TC : Ouais, tu as tout résumé. (rires)
AM : Oui, je me suis un peu emporté ! (rires) Non mais sinon, dans Regarde les Hommes Tomber, il y a aussi une quête vers l’absolution, tous à genoux. Quand on joue en concert, on a aussi une espèce de truc, on regarde beaucoup en l’air… D’ailleurs, on a tourné avec un groupe Allemand qui nous a dit que c’était comme si on invoquait quelque chose, mais on s’inscrit dans notre propre syncrétisme.
Crédit Photo : David Fitt
TC : Et ça se sent, on le vit réellement, sur scène on n’a pas de pause, ce n’est pas de la chorégraphie, on vit la musique réellement. Et ce, avec toujours autant de détermination malgré tous les concerts qu’on a pu faire, on kiffe toujours autant ça.
A : Vous en parliez tout à l’heure, il y a une suite narrative entre vos albums, reprenant des récits bibliques.

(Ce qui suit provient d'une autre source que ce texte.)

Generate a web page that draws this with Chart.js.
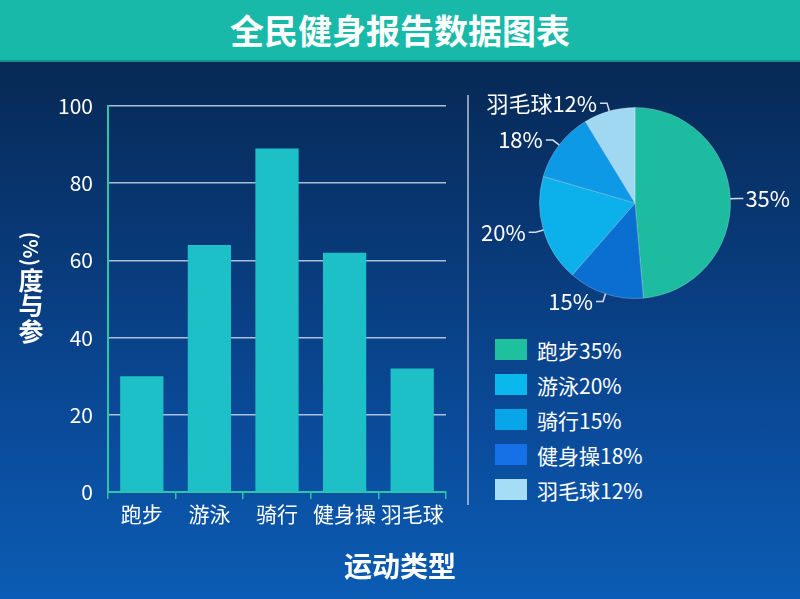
<!DOCTYPE html>
<html>
<head>
<meta charset="utf-8">
<script src="https://cdn.jsdelivr.net/npm/chart.js@4"></script>
<style>
  html, body { margin: 0; padding: 0; }
  body {
    width: 800px; height: 599px; position: relative; overflow: hidden;
    font-family: "Noto Sans CJK SC", "Noto Sans", sans-serif; color: #fff;
    background: linear-gradient(to bottom, #062449 0%, #08336b 30%, #0a4a98 70%, #0b5cb4 100%);
  }
  #banner {
    position: absolute; left: 0; top: 0; width: 800px; height: 60px;
    background: #19b9aa; border-bottom: 2px solid #0f8f8a;
    text-align: center; line-height: 60px; font-size: 34px; font-weight: bold;
  }
  #sep { position: absolute; left: 467px; top: 95px; width: 1.5px; height: 410px; background: rgba(190,205,225,0.7); }
  #xtitle { position: absolute; left: 0; width: 800px; top: 545px; text-align: center; font-size: 28px; font-weight: bold; }
  #legend { position: absolute; left: 495px; top: 332px; }
  .item { height: 35px; display: flex; align-items: center; font-size: 21px; }
  .box { width: 32px; height: 21px; margin-right: 10px; }
  canvas { position: absolute; }
</style>
</head>
<body>
<div id="banner">全民健身报告数据图表</div>
<div id="sep"></div>
<canvas id="bar" width="470" height="599" style="left:0;top:0"></canvas>
<canvas id="pie" width="320" height="240" style="left:480px;top:80px"></canvas>
<div id="legend"></div>
<div id="xtitle">运动类型</div>
<script>
// 数据
const categories = ["跑步", "游泳", "骑行", "健身操", "羽毛球"];
const participation = [30, 64, 89, 62, 32];
const yTicks = [0, 20, 40, 60, 80, 100];

// 饼图（按图中扇区大小读取）
const pieShares = [48.6, 12.8, 18.1, 11.8, 8.7];
const pieLabels = ["35%", "15%", "20%", "18%", "羽毛球12%"];
const pieColors = ["#1dbba0", "#0b6fd2", "#0cb0ea", "#0d99e6", "#a0d8f2"];

// 图例
const legendNames = ["跑步", "游泳", "骑行", "健身操", "羽毛球"];
const legendPcts = [35, 20, 15, 18, 12];
const legendColors = ["#1fc09e", "#0ab8ee", "#08a6e8", "#1670e8", "#a5dcf6"];

const FONT = '"Noto Sans CJK SC", "Noto Sans", sans-serif';
const teal = "#2ec4a8";

// 纵轴标题：字符直立，(%) 旋转
const yTitlePlugin = {
  id: "yTitle",
  afterDraw(chart) {
    const ctx = chart.ctx;
    ctx.save();
    ctx.fillStyle = "#fff";
    ctx.textAlign = "center";
    ctx.textBaseline = "middle";
    const x = 31;
    ctx.font = "bold 25px " + FONT;
    const chars = ["参", "与", "度"];
    chars.forEach((c, i) => ctx.fillText(c, x, 331 - i * 25.5));
    ctx.font = "bold 20px " + FONT;
    ctx.translate(x, 249);
    ctx.rotate(Math.PI / 2);
    ctx.fillText("(%)", 0, 0);
    ctx.restore();
  }
};

new Chart(document.getElementById("bar"), {
  type: "bar",
  data: {
    labels: categories,
    datasets: [{
      data: participation,
      backgroundColor: "#1ec0c8",
      categoryPercentage: 1,
      barPercentage: 0.64
    }]
  },
  options: {
    responsive: false,
    animation: false,
    layout: { padding: { left: 0, top: 106, right: 24, bottom: 0 } },
    plugins: { legend: { display: false }, tooltip: { enabled: false } },
    scales: {
      x: {
        afterFit(s) { s.height = 107; },
        grid: { drawOnChartArea: false, drawTicks: true, tickLength: 7, color: teal, lineWidth: 1.5 },
        border: { color: teal, width: 2 },
        ticks: { color: "#fff", font: { size: 21, family: FONT }, padding: 2, maxRotation: 0, autoSkip: false }
      },
      y: {
        min: 0, max: 100,
        afterFit(s) { s.width = 108; },
        afterBuildTicks(s) { s.ticks = yTicks.map(v => ({ value: v })); },
        grid: { drawTicks: false, color: "rgba(200,215,235,0.85)", lineWidth: 1.5 },
        border: { color: teal, width: 2 },
        ticks: { color: "#fff", font: { size: 21, family: FONT }, padding: 15 }
      }
    }
  },
  plugins: [yTitlePlugin]
});

// 饼图标签与引线
const pieLabelPlugin = {
  id: "pieLabels",
  afterDatasetsDraw(chart) {
    const ctx = chart.ctx;
    const arcs = chart.getDatasetMeta(0).data;
    ctx.save();
    ctx.strokeStyle = "rgba(235,240,248,0.9)";
    ctx.lineWidth = 1.5;
    ctx.fillStyle = "#fff";
    ctx.font = "22px " + FONT;
    ctx.textBaseline = "middle";
    arcs.forEach((a, i) => {
      const mid = (a.startAngle + a.endAngle) / 2;
      const dx = Math.cos(mid), dy = Math.sin(mid);
      const r = a.outerRadius;
      const x0 = a.x + dx * r, y0 = a.y + dy * r;
      const x1 = a.x + dx * (r + 8), y1 = a.y + dy * (r + 8);
      const right = dx >= 0;
      const x2 = x1 + (right ? 5 : -7);
      ctx.beginPath();
      ctx.moveTo(x0, y0);
      ctx.lineTo(x1, y1);
      ctx.lineTo(x2, y1);
      ctx.stroke();
      ctx.textAlign = right ? "left" : "right";
      ctx.fillText(pieLabels[i], x2 + (right ? 2 : -3), y1);
    });
    ctx.restore();
  }
};

new Chart(document.getElementById("pie"), {
  type: "pie",
  data: {
    labels: pieLabels,
    datasets: [{
      data: pieShares,
      backgroundColor: pieColors,
      borderColor: "rgba(255,255,255,0.25)",
      borderWidth: 1
    }]
  },
  options: {
    responsive: false,
    animation: false,
    layout: { padding: { left: 59, right: 69, top: 27, bottom: 21 } },
    plugins: { legend: { display: false }, tooltip: { enabled: false } }
  },
  plugins: [pieLabelPlugin]
});

// 图例
const legend = document.getElementById("legend");
legendNames.forEach((n, i) => {
  const row = document.createElement("div");
  row.className = "item";
  row.innerHTML = '<div class="box" style="background:' + legendColors[i] + '"></div>' + n + legendPcts[i] + "%";
  legend.appendChild(row);
});
</script>
</body>
</html>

Comment choisissez-vous ces récits ? Sont-ce les récits qui précèdent l’écriture ou vous raccrochez les récits aux idées que vous avez déjà ?
TC : C’est Ennock du coup qui est à l’origine des textes. Il est assez libre là dessus, on lui demande seulement de se limiter à ce prisme des mythes bibliques, mais après il fait un peu ce qu’il veut, et c’est bien parce que nous, ça nous permet de nourrir un propos qui est intéressant. Et après c’est vrai qu’on lie la musique finalement à ces texte-là de manière cohérente.
AM : C’est vrai que pour certains, c’est le Verbe qui vient en premier, nous c’est la musique, et si tu veux, les concepts du groupe c’est né à partir de la musique. Au début de Regarde les Hommes Tomber, je ne composais pas les morceaux, je répétais, et je me suis créé tout un univers qui tournait par rapport au groupe, qui a pu se concrétiser par la suite avec la rencontre des artistes Fortifem. Et à travers ça, continue cette quête de renforcer l’univers du groupe et ce qui est intéressant c'est que notre parolier, si tu veux, Thomas, sur notre album, a un chant assez halluciné et ça me rappelle une sorte de prophète qui déclamerait les révélations qu'il a eues, et en fait, notre parolier écrit des paroles qui vont un peu dans ce sens là et qui s’inspirent des récits religieux et on s’est créé une propre mythologie par rapport à ça. Sauf qu'on est extrêmement sincères là dessus, ce qui vient en premier, c’est la musique. Ce n’est pas une démarche intellectuelle de se poser et de se dire « on veut raconter ça », c’est vraiment la musique qui vient, et ce que la musique nous inspire. Comme disait Christian Vander, le batteur de MAGMA, il dit que quelques fois, « Il faut laisser la musique venir à soi ». Et je pense que si tu intellectualises trop, ça te bloque dans ta création, après ce n’est que mon avis.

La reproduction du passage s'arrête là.